Une démocratie de façade ?

Il avait tout promis, tout et n’importe quoi. L’homme a effectivement à son compte des réalisations, mais celles-ci cachent une vaste escroquerie. Une fois son objectif atteint, il a vite dévoilé son vrai visage.

Il est, malgré les apparences, un autocrate qui raffole de louanges et particulièrement rétif à la critique. Il a divisé le Sénégal en deux camps qui se regardent en chiens de faïence : un qui le porte aux nues par ses tombereaux de louanges, et un autre animé par des hommes et des femmes qu’il considère comme des ennemis.

Aujourd’hui, une vingtaine de titres de livres d’auteurs considérés comme des « mal-pensants » sont carrément bannis des frontières nationales pendant que, de nombreux autres qui l’encensent, bénéficient de couverture tapageuse de la part des médias dits de service public. On peut aussi évoquer son appartenance confrérique fortement affichée, comme contraire à la laïcité et à la démocratie.
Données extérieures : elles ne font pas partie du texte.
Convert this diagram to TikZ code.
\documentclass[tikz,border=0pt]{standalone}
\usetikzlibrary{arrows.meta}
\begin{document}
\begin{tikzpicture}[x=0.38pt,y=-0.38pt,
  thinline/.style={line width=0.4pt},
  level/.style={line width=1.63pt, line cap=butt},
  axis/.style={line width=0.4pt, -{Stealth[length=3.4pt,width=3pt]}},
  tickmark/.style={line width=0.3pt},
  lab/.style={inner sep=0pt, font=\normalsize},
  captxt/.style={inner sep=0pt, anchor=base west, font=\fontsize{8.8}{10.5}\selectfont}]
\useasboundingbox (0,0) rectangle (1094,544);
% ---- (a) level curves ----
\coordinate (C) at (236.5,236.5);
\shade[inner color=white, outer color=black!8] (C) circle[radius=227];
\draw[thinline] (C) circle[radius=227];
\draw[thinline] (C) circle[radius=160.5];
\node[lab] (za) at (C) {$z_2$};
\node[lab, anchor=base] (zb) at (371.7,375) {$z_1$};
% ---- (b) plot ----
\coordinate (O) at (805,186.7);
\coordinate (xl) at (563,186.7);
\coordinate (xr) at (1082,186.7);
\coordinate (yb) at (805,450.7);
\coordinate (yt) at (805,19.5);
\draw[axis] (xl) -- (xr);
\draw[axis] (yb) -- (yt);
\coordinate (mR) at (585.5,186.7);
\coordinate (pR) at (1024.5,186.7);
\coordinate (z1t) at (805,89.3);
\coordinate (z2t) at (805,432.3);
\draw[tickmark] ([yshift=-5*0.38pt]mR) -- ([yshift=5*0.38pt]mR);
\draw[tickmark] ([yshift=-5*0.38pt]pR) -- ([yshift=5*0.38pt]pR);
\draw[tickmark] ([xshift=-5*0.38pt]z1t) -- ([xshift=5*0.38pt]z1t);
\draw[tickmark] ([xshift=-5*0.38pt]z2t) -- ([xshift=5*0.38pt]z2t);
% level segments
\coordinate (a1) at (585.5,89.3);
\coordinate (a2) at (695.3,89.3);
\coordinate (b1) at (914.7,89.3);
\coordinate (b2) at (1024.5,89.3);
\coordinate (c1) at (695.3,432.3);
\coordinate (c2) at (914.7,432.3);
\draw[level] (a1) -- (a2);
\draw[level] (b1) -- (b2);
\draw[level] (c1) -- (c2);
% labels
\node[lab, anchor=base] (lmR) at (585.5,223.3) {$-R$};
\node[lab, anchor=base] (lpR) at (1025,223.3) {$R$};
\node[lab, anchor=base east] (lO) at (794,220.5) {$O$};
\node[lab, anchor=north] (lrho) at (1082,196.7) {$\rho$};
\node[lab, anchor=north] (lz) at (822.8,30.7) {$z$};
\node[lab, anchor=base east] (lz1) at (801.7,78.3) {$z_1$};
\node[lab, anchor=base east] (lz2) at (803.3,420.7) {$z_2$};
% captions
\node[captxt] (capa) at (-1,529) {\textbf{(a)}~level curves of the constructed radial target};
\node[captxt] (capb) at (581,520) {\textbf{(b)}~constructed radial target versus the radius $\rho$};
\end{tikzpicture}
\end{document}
Avec une gestion des affaires publiques aussi désastreuse et jalonnée de scandales gravissimes, des réalisations coûteuses dont les soubassements sont plus politiciens, plus électoralistes que tournés vers l’intérêt des populations, une démocratie de façade qui cache mal des actes et des choix d’un homme ayant affiché publiquement sa préférence « pour un despotisme éclairé », la validation de cette candidature controversée, singulière et inédite à l’âge de 88 ans, tout cela a conduit aux événements malheureux qui secouent notre pays depuis plusieurs mois et dont nul ne peut prévoir les conséquences.
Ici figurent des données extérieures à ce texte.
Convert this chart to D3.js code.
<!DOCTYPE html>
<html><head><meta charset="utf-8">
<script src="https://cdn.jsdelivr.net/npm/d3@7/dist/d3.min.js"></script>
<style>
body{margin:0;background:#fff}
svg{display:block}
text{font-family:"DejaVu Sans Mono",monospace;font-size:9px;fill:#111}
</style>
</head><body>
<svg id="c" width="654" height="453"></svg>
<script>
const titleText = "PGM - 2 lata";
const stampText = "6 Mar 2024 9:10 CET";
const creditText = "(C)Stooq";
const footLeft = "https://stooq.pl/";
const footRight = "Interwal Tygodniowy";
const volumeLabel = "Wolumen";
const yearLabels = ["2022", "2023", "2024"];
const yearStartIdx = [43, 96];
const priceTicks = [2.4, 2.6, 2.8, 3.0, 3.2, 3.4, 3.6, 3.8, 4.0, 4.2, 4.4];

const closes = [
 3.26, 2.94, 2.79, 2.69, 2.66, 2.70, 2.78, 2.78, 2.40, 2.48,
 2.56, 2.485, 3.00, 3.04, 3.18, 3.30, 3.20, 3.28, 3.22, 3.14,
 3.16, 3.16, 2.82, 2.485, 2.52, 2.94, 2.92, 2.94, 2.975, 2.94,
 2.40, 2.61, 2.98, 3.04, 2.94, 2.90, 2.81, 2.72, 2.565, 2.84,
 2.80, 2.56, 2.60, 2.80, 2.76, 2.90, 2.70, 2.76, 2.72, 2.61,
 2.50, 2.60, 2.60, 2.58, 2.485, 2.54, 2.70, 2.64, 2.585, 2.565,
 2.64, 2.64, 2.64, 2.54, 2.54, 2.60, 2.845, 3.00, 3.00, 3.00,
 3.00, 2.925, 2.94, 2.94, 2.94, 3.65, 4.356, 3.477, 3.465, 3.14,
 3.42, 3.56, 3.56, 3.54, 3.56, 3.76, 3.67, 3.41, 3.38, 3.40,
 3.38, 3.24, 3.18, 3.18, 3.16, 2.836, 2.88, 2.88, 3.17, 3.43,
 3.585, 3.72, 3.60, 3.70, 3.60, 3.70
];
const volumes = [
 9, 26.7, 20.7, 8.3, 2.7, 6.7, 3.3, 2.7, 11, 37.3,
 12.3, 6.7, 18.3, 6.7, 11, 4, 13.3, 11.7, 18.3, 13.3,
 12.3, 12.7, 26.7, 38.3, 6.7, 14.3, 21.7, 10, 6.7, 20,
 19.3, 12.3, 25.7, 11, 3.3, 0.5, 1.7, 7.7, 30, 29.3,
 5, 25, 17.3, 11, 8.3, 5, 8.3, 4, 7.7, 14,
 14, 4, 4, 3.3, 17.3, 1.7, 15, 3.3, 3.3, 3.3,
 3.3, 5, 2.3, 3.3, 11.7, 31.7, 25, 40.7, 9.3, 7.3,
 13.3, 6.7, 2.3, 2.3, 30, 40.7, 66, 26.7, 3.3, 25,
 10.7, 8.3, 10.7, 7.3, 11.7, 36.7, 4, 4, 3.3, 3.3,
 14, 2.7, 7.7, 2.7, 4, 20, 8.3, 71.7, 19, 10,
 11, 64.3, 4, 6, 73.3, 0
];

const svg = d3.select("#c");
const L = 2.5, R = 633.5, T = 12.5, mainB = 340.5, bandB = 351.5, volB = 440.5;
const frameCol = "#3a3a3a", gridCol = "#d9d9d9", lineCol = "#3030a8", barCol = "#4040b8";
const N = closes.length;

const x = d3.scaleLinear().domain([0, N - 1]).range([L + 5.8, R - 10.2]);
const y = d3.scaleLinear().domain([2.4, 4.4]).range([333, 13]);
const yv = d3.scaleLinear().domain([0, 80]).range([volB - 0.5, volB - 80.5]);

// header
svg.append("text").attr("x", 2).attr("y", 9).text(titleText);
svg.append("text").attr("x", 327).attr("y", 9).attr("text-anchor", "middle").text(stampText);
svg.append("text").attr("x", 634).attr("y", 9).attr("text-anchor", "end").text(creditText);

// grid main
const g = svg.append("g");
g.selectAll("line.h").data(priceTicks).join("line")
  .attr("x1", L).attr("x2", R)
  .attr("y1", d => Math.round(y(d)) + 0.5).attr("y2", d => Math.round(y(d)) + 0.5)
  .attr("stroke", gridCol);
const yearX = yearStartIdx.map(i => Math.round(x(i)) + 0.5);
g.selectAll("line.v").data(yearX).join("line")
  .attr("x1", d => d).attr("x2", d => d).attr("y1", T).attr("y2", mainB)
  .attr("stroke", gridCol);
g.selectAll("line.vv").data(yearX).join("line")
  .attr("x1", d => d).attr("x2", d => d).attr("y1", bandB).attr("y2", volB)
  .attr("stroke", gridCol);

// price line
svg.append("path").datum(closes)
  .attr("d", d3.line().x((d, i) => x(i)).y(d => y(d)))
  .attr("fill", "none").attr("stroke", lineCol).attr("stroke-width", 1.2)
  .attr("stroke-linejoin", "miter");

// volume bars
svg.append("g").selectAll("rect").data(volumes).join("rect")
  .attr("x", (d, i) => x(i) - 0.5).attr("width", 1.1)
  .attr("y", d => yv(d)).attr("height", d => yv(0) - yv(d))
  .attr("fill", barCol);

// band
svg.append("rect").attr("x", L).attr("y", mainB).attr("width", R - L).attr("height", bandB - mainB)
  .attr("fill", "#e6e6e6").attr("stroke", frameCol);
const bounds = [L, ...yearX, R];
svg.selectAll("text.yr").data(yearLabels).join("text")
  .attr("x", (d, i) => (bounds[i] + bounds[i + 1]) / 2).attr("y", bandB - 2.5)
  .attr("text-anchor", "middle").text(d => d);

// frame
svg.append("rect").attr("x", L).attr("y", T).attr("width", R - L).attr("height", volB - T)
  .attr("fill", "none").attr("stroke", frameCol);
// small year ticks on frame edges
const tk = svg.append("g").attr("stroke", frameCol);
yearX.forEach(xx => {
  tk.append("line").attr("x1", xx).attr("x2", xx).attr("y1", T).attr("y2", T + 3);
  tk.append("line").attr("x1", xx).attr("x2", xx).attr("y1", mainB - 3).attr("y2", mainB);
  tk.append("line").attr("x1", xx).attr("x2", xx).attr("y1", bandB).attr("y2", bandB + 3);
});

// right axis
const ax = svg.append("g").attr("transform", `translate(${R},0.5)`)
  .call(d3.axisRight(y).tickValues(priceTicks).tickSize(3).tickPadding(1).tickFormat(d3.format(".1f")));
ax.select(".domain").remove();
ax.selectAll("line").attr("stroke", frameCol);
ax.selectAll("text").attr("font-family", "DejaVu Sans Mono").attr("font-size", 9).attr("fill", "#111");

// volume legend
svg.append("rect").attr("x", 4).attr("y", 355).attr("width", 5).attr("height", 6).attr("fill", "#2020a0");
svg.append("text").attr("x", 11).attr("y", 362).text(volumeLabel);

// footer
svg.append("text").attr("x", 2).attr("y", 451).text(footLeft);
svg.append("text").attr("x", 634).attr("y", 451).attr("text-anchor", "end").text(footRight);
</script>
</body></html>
Malgré toutes les pressions, de l’intérieur comme de l’extérieur, le vieil homme s’accrochera à cette candidature jusqu’à son dernier souffle. Il a d’ailleurs commencé sa campagne électorale avant la lettre et clame partout qu’il va gagner l’élection présidentielle dès le premier tour. Tout indique – notamment son âge et les nombreuses casseroles qu’il traîne – qu’il arrivera difficilement à relever un défi aussi titanesque. L’homme n’a cependant pas le choix : il craint comme la peste de devoir un jour quitter le pouvoir et de rendre compte de ses nombreux forfaits. Il faut s’attendre donc à ce qu’il mette tout en œuvre pour arriver à sa fin, quitte à installer le Sénégal dans le chaos.
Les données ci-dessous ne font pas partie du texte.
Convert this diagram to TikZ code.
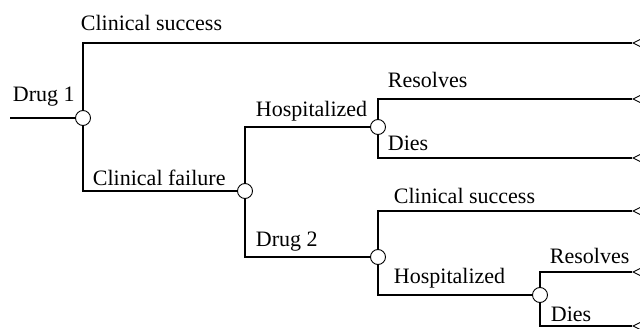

L’opposition ne se laissera sûrement pas faire, elle qui lui conteste vigoureusement sa candidature. La campagne électorale qui s’ouvre ce dimanche 5 février 2012 et l’issue du scrutin du 26 février 2012 sont grosses d’incertitudes. Il n’est pas exclu que, demain, notre pays soit confronté à des soubresauts qui risquent de plomber son avenir pour de nombreuses années. La seule lueur d’espoir qui pourrait nous épargner ce péril, ce serait que notre vieux politicien comprenne, qu’à 88 ans bien sonnés, son avenir est derrière lui et renonce à sa candidature.

Il est malheureusement illusoire d’attendre un tel sacrifice de l’homme qui ne s’imagine pas qu’il existe, pour lui sa famille nucléaire, une vie en dehors du pouvoir. Poussé par les minables courtisans de sa senzala, Il croit encore fermement qu’il est indispensable au Sénégal et, qu’avec son immense fortune, il pourrait se faire réélire pour un nouveau mandat de sept ans, dont il n’exercerait qu’au plus les deux premiers. Son fils, qu’il s’emploierait à mettre en selle, terminerait les cinq années restantes.